Im Abspann zur Show weist der Sender darauf hin, dass es sich quasi um Improvisationstheater handelt, das die Constantin Entertainment in München-Unterföhring fertigt. Trotzdem war die Empörung schon groß, noch bevor der Hansen-Talk mit dem Thema „Marmor, Stein und Eisen bricht – Du zerstörst unsere Liebe nicht“ überhaupt losging. „Fake-Talk“ schimpfte der Boulevard, „Zuschauer werden verarscht“, „Körperverletzung“ die Kritiker auf der Sat-1-Homepage.

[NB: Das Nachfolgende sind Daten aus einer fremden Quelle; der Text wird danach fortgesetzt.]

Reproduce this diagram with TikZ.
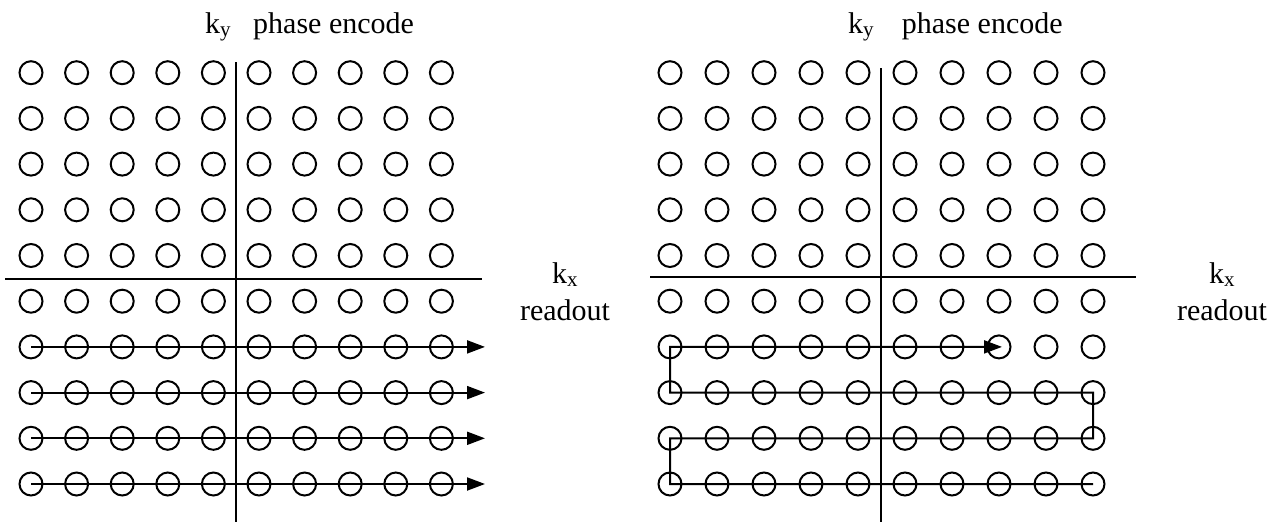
\documentclass[tikz,border=0pt]{standalone}
\usepackage{fontspec}
\setmainfont{Liberation Serif}
\usetikzlibrary{arrows.meta}
\begin{document}
\begin{tikzpicture}[x=1pt,y=-1pt,
  dot/.style={circle,draw,line width=2pt,minimum size=23pt,inner sep=0pt},
  axis/.style={line width=2pt},
  scan/.style={line width=2pt},
  tip/.style={-{Triangle[length=18pt,width=13pt]}},
  lbl/.style={font=\fontsize{30}{33}\selectfont,inner sep=0pt,anchor=base}]
\useasboundingbox (0,0) rectangle (1284,522);
\foreach \r in {1,...,10}{
  \foreach \c in {1,...,10}{
    \node[dot] (L-\r-\c) at ({31+45.6*(\c-1)},{72.7+45.7*(\r-1)}) {};
    \node[dot] (R-\r-\c) at ({670+47*(\c-1)},{72.7+45.7*(\r-1)}) {};
  }}
% axes
\coordinate (LVt) at (235.5,62);
\coordinate (LVb) at (235.5,522);
\coordinate (LHl) at (5,279);
\coordinate (LHr) at (482,279);
\coordinate (RVt) at (881,68);
\coordinate (RVb) at (881,522);
\coordinate (RHl) at (650,277);
\coordinate (RHr) at (1136,277);
\draw[axis] (LVt) -- (LVb);
\draw[axis] (LHl) -- (LHr);
\draw[axis] (RVt) -- (RVb);
\draw[axis] (RHl) -- (RHr);
% left scans
\foreach \r in {7,...,10}{
  \coordinate (LA-\r) at (485,{72.7+45.7*(\r-1)});
  \draw[scan,tip] (L-\r-1.center) -- (LA-\r);
}
% right snake
\coordinate (RA) at (1002,346.9);
\draw[scan,tip] (R-10-10.center) -- (R-10-1.center) -- (R-9-1.center) -- (R-9-10.center)
  -- (R-8-10.center) -- (R-8-1.center) -- (R-7-1.center) -- (RA);
% labels
\node[lbl,anchor=base west] (Lky) at (205,33) {k\textsubscript{y}};
\node[lbl,anchor=base west] (Lpe) at (253,33) {phase encode};
\node[lbl,anchor=base west] (Rky) at (848,33) {k\textsubscript{y}};
\node[lbl,anchor=base west] (Rpe) at (901.7,33) {phase encode};
\node[lbl] (Lkx) at (565,283) {k\textsubscript{x}};
\node[lbl] (Lro) at (565,320) {readout};
\node[lbl] (Rkx) at (1222,283) {k\textsubscript{x}};
\node[lbl] (Rro) at (1222,320) {readout};
\end{tikzpicture}
\end{document}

Ob sie sich für ihren Talk geniert? Tut sie nicht, sagt Annica Hansen. Man dürfe ihn „nicht zu ernst nehmen“, solle sich einfach berieseln lassen. Die Moderatorin sieht sogar Bedarf an dieser Sorte Berieselung: „Da, wo es heftig, laut und bunt ist, gucken die Leute hin. Sonst würde ,Britt‘ nicht nach wie vor so gut laufen.“

Richtig schlimm sind vor allem die simplen Ratschläge

„Annica Hansen“ läuft quotenmäßig ungefähr so gut wie „Britt“, um die zehn Prozent Marktanteil – trotz oder gerade wegen der Publikumsempörung. Die setzt allerdings an der falschen Stelle an. Dass beim Hansen-Talk überaus fantasiereiche Autoren am Werk sind, ist nicht schlimm. Bei keinem der bisher üblichen Nachmittagstalks setzt sich ein Gast einfach hin, so wie er ist. Sein mutmaßlich echtes Schicksal oder Problem, das sich meist im Intimbereich befindet, wird redaktionell stets in Richtung Remmidemmi getrimmt. TV-Dominas wie Britt treiben es dann auf die Spitze mit Detailfragen wie: „Nicht der Bringer im Bett – was heißt das genau?“

Nein, schlimm an „Annica Hansen“ ist, dass, auch wenn nur so getan wird, hier eine Art von Rederei reanimiert wird, die man eigentlich auf dem Weg zum Fernsehfriedhof wähnte. Enthemmte Kommunikation hat zur Mittagszeit, wenn auch Kinder und Jugendliche zuschauen, nichts im Fernsehen verloren. Abgesehen davon ist der Nutzwert der am Ende jeder Show dargebotenen Konfliktlösung in Lichtgeschwindigkeit sehr überschaubar. Oder soll man etwa aus Hansens Freitagssendung zum Thema „Schön ist es, auf der Welt zu sein“ jetzt schließen: Wer sich enthaart, bei dem klappt es wieder besser im Bett?

Diese Woche gibt es weitere fünf Folgen „Annica Hansen – Der Talk“. Danach probiert Sat 1 das ganz ähnliche Format „Erich-Marcus Thomas“ aus. Wie und ob es im Herbst weitergeht, wird der Sender dann entscheiden. Eine Entscheidung zwischen Pest und Cholera.